#### Exercise task:
Exactly retype the lines from the top of the data through the line containing "BOX_W = 0.257", leaving out every picture.

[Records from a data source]
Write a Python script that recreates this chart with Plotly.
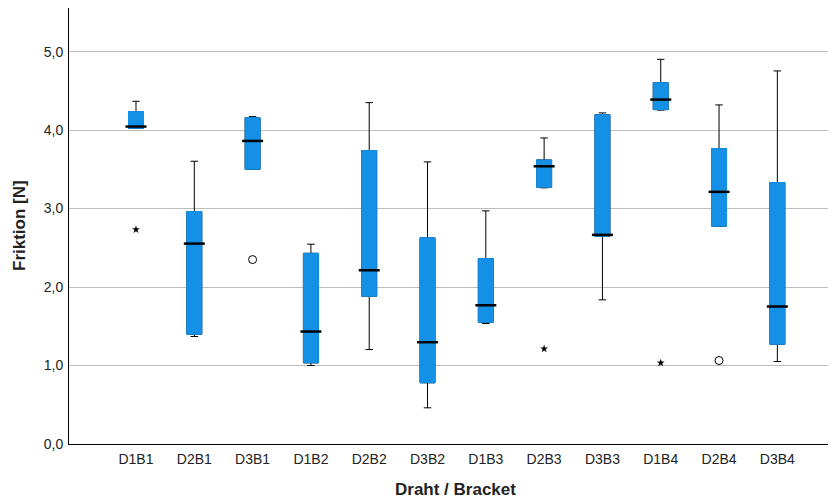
import plotly.graph_objects as go

categories = ["D1B1", "D2B1", "D3B1", "D1B2", "D2B2", "D3B2",
              "D1B3", "D2B3", "D3B3", "D1B4", "D2B4", "D3B4"]
q1_vals = [4.023, 1.399, 3.501, 1.034, 1.883, 0.780, 1.552, 3.271, 2.647, 4.261, 2.775, 1.271]
median_vals = [4.045, 2.554, 3.862, 1.433, 2.214, 1.297, 1.768, 3.539, 2.665, 4.389, 3.213, 1.752]
q3_vals = [4.236, 2.962, 4.159, 2.430, 3.739, 2.627, 2.363, 3.620, 4.197, 4.605, 3.764, 3.331]
lower_whisker = [4.020, 1.370, 3.501, 1.000, 1.204, 0.461, 1.535, 3.264, 1.837, 4.255, 2.775, 1.051]
upper_whisker = [4.367, 3.603, 4.172, 2.546, 4.350, 3.595, 2.971, 3.900, 4.219, 4.902, 4.321, 4.754]

outlier_cats = ["D3B1", "D2B4"]
outlier_vals = [2.35, 1.064]
extreme_cats = ["D1B1", "D2B3", "D1B4"]
extreme_vals = [2.733, 1.213, 1.034]

x_title = "Draht / Bracket"
y_title = "Friktion [N]"

BLUE = "#1491E6"
BOX_W = 0.257

fig = go.Figure()
# whiskers + box body
fig.add_trace(go.Box(
    x=categories, q1=q1_vals, median=median_vals, q3=q3_vals,
    lowerfence=lower_whisker, upperfence=upper_whisker,
    width=BOX_W, whiskerwidth=0.5, fillcolor=BLUE,
    line=dict(color="black", width=1), boxpoints=False,
    hoverinfo="skip", showlegend=False))
# blue outline over box
fig.add_trace(go.Box(
    x=categories, q1=q1_vals, median=q1_vals, q3=q3_vals,
    lowerfence=q1_vals, upperfence=q3_vals,
    width=BOX_W, whiskerwidth=0, fillcolor=BLUE,
    line=dict(color=BLUE, width=1), boxpoints=False,
    hoverinfo="skip", showlegend=False))
# median lines
fig.add_trace(go.Scatter(
    x=categories, y=median_vals, mode="markers",
    marker=dict(symbol="line-ew", size=15, line=dict(color="black", width=2.5)),
    showlegend=False, hoverinfo="skip"))
# outliers
fig.add_trace(go.Scatter(
    x=outlier_cats, y=outlier_vals, mode="markers",
    marker=dict(symbol="circle-open", size=8, color="black", line=dict(color="black", width=1)),
    showlegend=False))
fig.add_trace(go.Scatter(
    x=extreme_cats, y=extreme_vals, mode="markers",
    marker=dict(symbol="star", size=6, color="black"),
    showlegend=False))

# page body has an 8px margin, so the figure is sized to fill the rest
FIG_W, FIG_H = 828, 491
PLOT_L, PLOT_T, PLOT_B = 61, 0, 436

font_family = "Liberation Sans, Arial, sans-serif"
fig.update_layout(
    width=FIG_W, height=FIG_H,
    margin=dict(l=PLOT_L, r=0, t=PLOT_T, b=FIG_H - PLOT_B, autoexpand=False),
    paper_bgcolor="white", plot_bgcolor="white",
    boxmode="overlay",
    separators=",.",
    font=dict(family=font_family, size=14, color="#222222"),
    xaxis=dict(
        type="category", categoryorder="array", categoryarray=categories,
        range=[-1.149, 12.006], showgrid=False, zeroline=False, automargin=False,
        showline=True, linecolor="black", linewidth=1,
        ticks="outside", ticklen=2, tickcolor="rgba(0,0,0,0)",
        tickfont=dict(size=14, color="#222222"),
    ),
    yaxis=dict(
        range=[0, 5.556], dtick=1, tick0=0, tickformat=".1f", automargin=False,
        showgrid=True, gridcolor="#BDBDBD", gridwidth=1, zeroline=False,
        showline=True, linecolor="black", linewidth=1,
        ticks="outside", ticklen=2, tickcolor="rgba(0,0,0,0)",
        tickfont=dict(size=14, color="#222222"),
    ),
    annotations=[
        dict(text="<b>" + x_title + "</b>", xref="paper", yref="paper",
             x=(455 - 69) / 767, y=(444 - 489) / 436, xanchor="center", yanchor="middle",
             showarrow=False, font=dict(size=17, color="#222222")),
        dict(text="<b>" + y_title + "</b>", xref="paper", yref="paper",
             x=(19 - 69) / 767, y=0.5, xanchor="center", yanchor="middle", textangle=-90,
             showarrow=False, font=dict(size=17, color="#222222")),
    ],
)

fig.write_html("out.html")
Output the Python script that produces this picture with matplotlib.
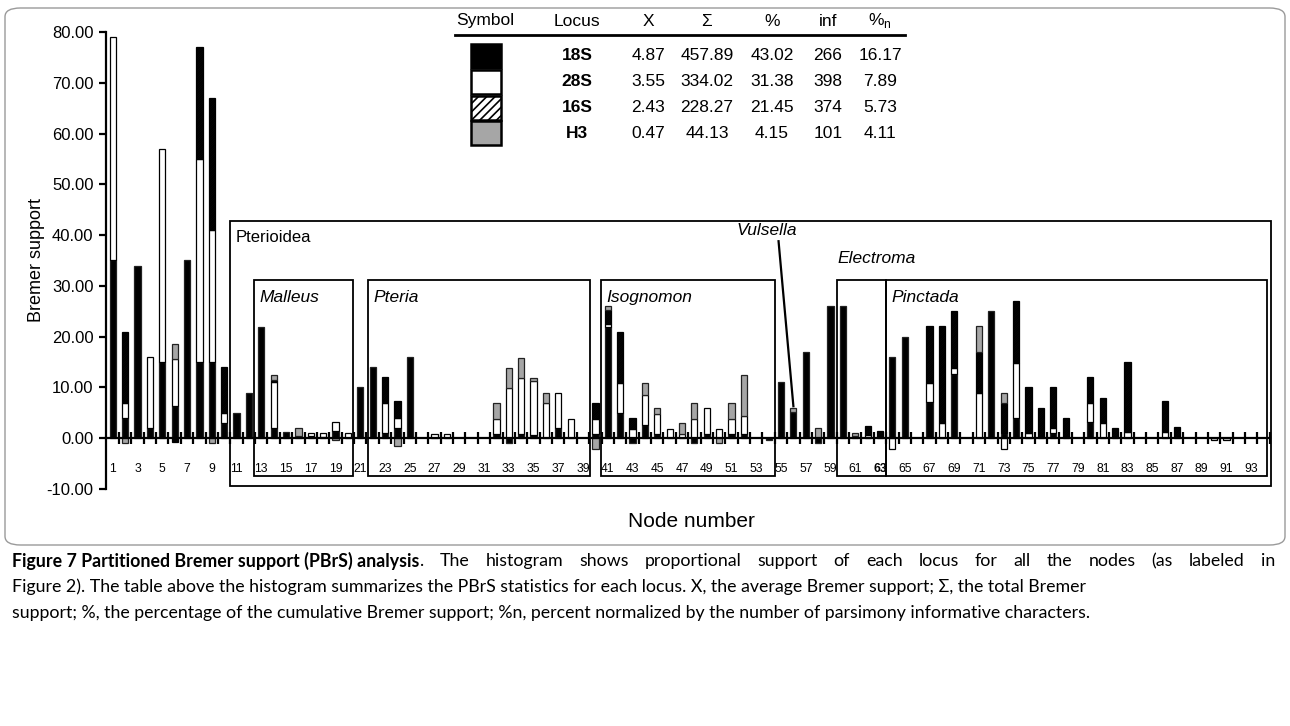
import numpy as np
import matplotlib
matplotlib.use("Agg")
import matplotlib.pyplot as plt
from matplotlib.patches import Rectangle, FancyBboxPatch

plt.rcParams['font.family'] = ['Liberation Sans', 'DejaVu Sans']
plt.rcParams['hatch.linewidth'] = 1.2

# per-node partitioned Bremer support, nodes 1..93
nodes = np.arange(1, 94)
s18 = [35, 4, 34, 2, 15, 6.3, 35, 15, 15, 3,
       5, 9, 22, 2, 1.2, 0.5, 0.5, 0.3, 1.5, 0,
       10, 14, 1, 2, 16, 0, 0, 0, 0, 0,
       0, 0.9, -1, 0.9, 0.6, 0, 2, 0, 0, 0.9,
       22, 4.9, -1, 2.6, 0.9, 0, 0, -1, 0.9, 0,
       0.9, 0.9, 0, -0.3, 11, 5.1, 17, -1, 26, 26,
       0.4, 0, 0, 16, 20, 0, 7.1, 0, 12.6, 0,
       0, 25, 1.1, 4, 0, 0, 1.1, 0, 0, 3.1,
       0, 0, 0, 0, 0, 0, 0, 0, 0, 0,
       0, 0, 0]
s28 = [44, 3, 0, 14, 42, 9.3, 0, 40, 26, 2,
       0, 0, 0, 9, 0, 0, 0.5, 0.7, 1.7, 1,
       0, 0, 6, 2, 0, 0, 0.9, 0.9, 0, 0,
       0, 2.9, 9.9, 10.9, 10.6, 6.9, 6.9, 3.8, 0, 2.9,
       0.5, 5.9, 1.8, 5.9, 3.9, 1.9, 0.9, 3.8, 5, 1.9,
       2.9, 3.5, 0, 0, 0, 0, 0, 0, 0, 0,
       0, 0.7, 0.5, -2.1, 0, 0, 3.8, 2.9, 1.15, 0,
       9, 0, -2.1, 10.8, 1.1, 0, 0.9, 0, 0, 3.9,
       2.9, 0, 1.2, 0, 0, 1.2, 0, 0, 0, -0.4,
       -0.4, 0, 0]
s16 = [0, 14, 0, 0, 0, -0.7, 0, 22, 26, 9,
       0, 0, 0, 0.5, 0, 0, 0, 0, 0, 0,
       0, 0, 5, 3.3, 0, 0, 0, 0, 0, 0,
       0, 0, 0, 0, 0, 0, 0, 0, 0, 3.1,
       2.8, 10.2, 2.1, 0, 0, 0, 0, 0, 0, 0,
       0, 0, 0, 0, 0, 0, 0, 0, 0, 0,
       0, 1.8, 0.9, 0, 0, 0, 11.2, 19.2, 11.25, 0,
       8, 0, 5.9, 12.2, 8.9, 6, 8, 4, 0, 5.1,
       5.1, 2.1, 13.8, 0, 0, 6.1, 2.2, 0, 0, 0,
       0, 0, 0]
h3 = [0, -1, 0, 0, 0, 3, 0, 0, -1, 0,
      0, 0, 0, 1, 0, 1.5, 0, 0, -0.3, 0,
      0, 0, 0, -1.5, 0, 0, 0, 0, 0, 0,
      0, 3.1, 4, 4, 0.7, 2, 0, 0, 0, -2.2,
      0.7, 0, 0, 2.4, 1.1, 0, 2, 3.1, 0, -1,
      3.1, 8.1, 0, 0, 0, 0.9, 0, 2.1, 0, 0,
      0.7, 0, 0, 0, 0, 0, 0, 0, 0, 0,
      5.1, 0, 2, 0, 0, 0, 0, 0, 0, 0,
      0, 0, 0, 0, 0, 0, 0, 0, 0, 0,
      0, 0, 0]

# summary table
loci = ['18S', '28S', '16S', 'H3']
col_x = ['4.87', '3.55', '2.43', '0.47']
col_sum = ['457.89', '334.02', '228.27', '44.13']
col_pct = ['43.02', '31.38', '21.45', '4.15']
col_inf = ['266', '398', '374', '101']
col_pctn = ['16.17', '7.89', '5.73', '4.11']

# clade boxes: name, x0, x1
clades = [('Malleus', 12.45, 20.45), ('Pteria', 21.65, 39.55),
          ('Isognomon', 40.45, 54.5), ('Pinctada', 63.5, 94.25)]

styles = [dict(color='black', edgecolor='#222222'),
          dict(color='white', edgecolor='black'),
          dict(color='white', edgecolor='black', hatch='/' * 14),
          dict(color='#a6a6a6', edgecolor='#222222')]

W, H = 1290, 726
fig = plt.figure(figsize=(W / 100, H / 100), dpi=100)


def fx(px):
    return px / W


def fy(py):
    return 1 - py / H


ax = fig.add_axes([fx(106), fy(489), fx(1276 - 106), fy(32) - fy(489)])
ax.set_xlim(0.45, 95)
ax.set_ylim(-10, 80)

pos = np.zeros(len(nodes))
neg = np.zeros(len(nodes))
for vals, st in zip([s18, s28, s16, h3], styles):
    v = np.array(vals, dtype=float)
    m = v != 0
    bot = np.where(v >= 0, pos, neg)
    ax.bar(nodes[m], v[m], bottom=bot[m], width=0.5, linewidth=0.9, zorder=3, **st)
    pos += np.clip(v, 0, None)
    neg += np.clip(v, None, 0)

for s in ['top', 'right']:
    ax.spines[s].set_visible(False)
ax.spines['left'].set_bounds(-10, 80)
ax.spines['left'].set_linewidth(1.6)
ax.spines['bottom'].set_position(('data', 0))
ax.spines['bottom'].set_bounds(0.45, 94.5)
ax.spines['bottom'].set_linewidth(1.6)
ax.spines['bottom'].set_zorder(4)

ax.set_yticks(np.arange(-10, 81, 10))
ax.set_yticklabels(['%.2f' % t for t in np.arange(-10, 81, 10)], fontsize=12)
ax.tick_params(axis='y', direction='out', length=5, width=1.6, pad=4)
ax.set_xticks(np.arange(1.5, 94.6, 1))
ax.set_xticklabels([])
ax.tick_params(axis='x', direction='inout', length=9, width=1.6)
ax.set_ylabel('Bremer support', fontsize=13)
ax.yaxis.set_label_coords(-0.052, 0.5)
ax.set_xlabel('Node number', fontsize=15)
ax.xaxis.set_label_coords(0.5, -0.05)

for n in range(1, 94, 2):
    ax.text(n, -6.0, str(n), ha='center', va='center', fontsize=8.7,
            fontweight='bold' if n == 63 else 'normal')

# clade boxes
ax.add_patch(Rectangle((10.5, -9.4), 94.6 - 10.5, 42.7 + 9.4, fill=False, lw=1.3, zorder=2))
ax.text(10.9, 39.6, 'Pterioidea', fontsize=12, va='center')
for name, x0, x1 in clades:
    ax.add_patch(Rectangle((x0, -7.5), x1 - x0, 31.1 + 7.5, fill=False, lw=1.3, zorder=2))
    ax.text(x0 + 0.4, 27.8, name, fontsize=12.5, style='italic', va='center')
ax.add_patch(Rectangle((59.5, -7.5), 4.0, 31.1 + 7.5, fill=False, lw=1.3, zorder=2))
ax.text(59.6, 35.4, 'Electroma', fontsize=12.5, style='italic', va='center')
ax.text(56.3, 41.0, 'Vulsella', fontsize=12.5, style='italic', va='center', ha='right')
ax.plot([54.8, 56.0], [38.8, 6.3], color='black', lw=1.6, zorder=5)

# table
tcols = [485, 577, 648, 707, 772, 828, 880]
heads = ['Symbol', 'Locus', 'X', 'Σ', '%', 'inf', '%n']
for xp, h in zip(tcols, heads):
    if h == '%n':
        fig.text(fx(xp), fy(21), '%$_{\\mathregular{n}}$', ha='center', va='center', fontsize=12.5)
    else:
        fig.text(fx(xp), fy(21), h, ha='center', va='center', fontsize=12.5)
fig.add_artist(plt.Line2D([fx(455), fx(905)], [fy(35), fy(35)], color='black', lw=2))
rows_y = [56, 82, 108, 133]
for i, ry in enumerate(rows_y):
    st = styles[i]
    fig.add_artist(Rectangle((fx(471), fy(ry + 12)), fx(30), fy(0) - fy(24), transform=fig.transFigure,
                             facecolor=st['color'], edgecolor='black', lw=1.8,
                             hatch='/' * 4 if 'hatch' in st else None))
    fig.text(fx(tcols[1]), fy(ry), loci[i], ha='center', va='center', fontsize=12.5, fontweight='bold')
    for xp, col in zip(tcols[2:], [col_x, col_sum, col_pct, col_inf, col_pctn]):
        fig.text(fx(xp), fy(ry), col[i], ha='center', va='center', fontsize=12.5)

# frame around the figure image
fig.add_artist(FancyBboxPatch((fx(5), fy(545)), fx(1280), fy(8) - fy(545), transform=fig.transFigure,
                              boxstyle='round,pad=0,rounding_size=0.012', fill=False,
                              edgecolor='#9a9a9a', lw=1))

# caption
cap_font = dict(fontsize=12.8, family=['Lato', 'DejaVu Sans'])
t1 = fig.text(fx(12), fy(561), 'Figure 7 Partitioned Bremer support (PBrS) analysis', va='center',
              fontweight='bold', **cap_font)
fig.canvas.draw()
r = fig.canvas.get_renderer()
x_start = t1.get_window_extent(r).x1
words = '. The histogram shows proportional support of each locus for all the nodes (as labeled in'.split(' ')
wtexts = [fig.text(0, fy(561), w, va='center', **cap_font) for w in words]
widths = [t.get_window_extent(r).width for t in wtexts]
gap = (1275 - x_start - sum(widths)) / (len(words) - 1)
xc = x_start
for t, w in zip(wtexts, widths):
    t.set_x(xc / W)
    xc += w + gap
fig.text(fx(12), fy(587), 'Figure 2). The table above the histogram summarizes the PBrS statistics for each locus. X, the average Bremer support; Σ, the total Bremer',
         va='center', **cap_font)
fig.text(fx(12), fy(613), 'support; %, the percentage of the cumulative Bremer support; %n, percent normalized by the number of parsimony informative characters.',
         va='center', **cap_font)

fig.savefig('out.png', dpi=100)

#### Problem solution:
Write a Python script that recreates this chart with Plotly.
import plotly.graph_objects as go

categories = ["D1B1", "D2B1", "D3B1", "D1B2", "D2B2", "D3B2",
              "D1B3", "D2B3", "D3B3", "D1B4", "D2B4", "D3B4"]
q1_vals = [4.023, 1.399, 3.501, 1.034, 1.883, 0.780, 1.552, 3.271, 2.647, 4.261, 2.775, 1.271]
median_vals = [4.045, 2.554, 3.862, 1.433, 2.214, 1.297, 1.768, 3.539, 2.665, 4.389, 3.213, 1.752]
q3_vals = [4.236, 2.962, 4.159, 2.430, 3.739, 2.627, 2.363, 3.620, 4.197, 4.605, 3.764, 3.331]
lower_whisker = [4.020, 1.370, 3.501, 1.000, 1.204, 0.461, 1.535, 3.264, 1.837, 4.255, 2.775, 1.051]
upper_whisker = [4.367, 3.603, 4.172, 2.546, 4.350, 3.595, 2.971, 3.900, 4.219, 4.902, 4.321, 4.754]

outlier_cats = ["D3B1", "D2B4"]
outlier_vals = [2.35, 1.064]
extreme_cats = ["D1B1", "D2B3", "D1B4"]
extreme_vals = [2.733, 1.213, 1.034]

x_title = "Draht / Bracket"
y_title = "Friktion [N]"

BLUE = "#1491E6"
BOX_W = 0.257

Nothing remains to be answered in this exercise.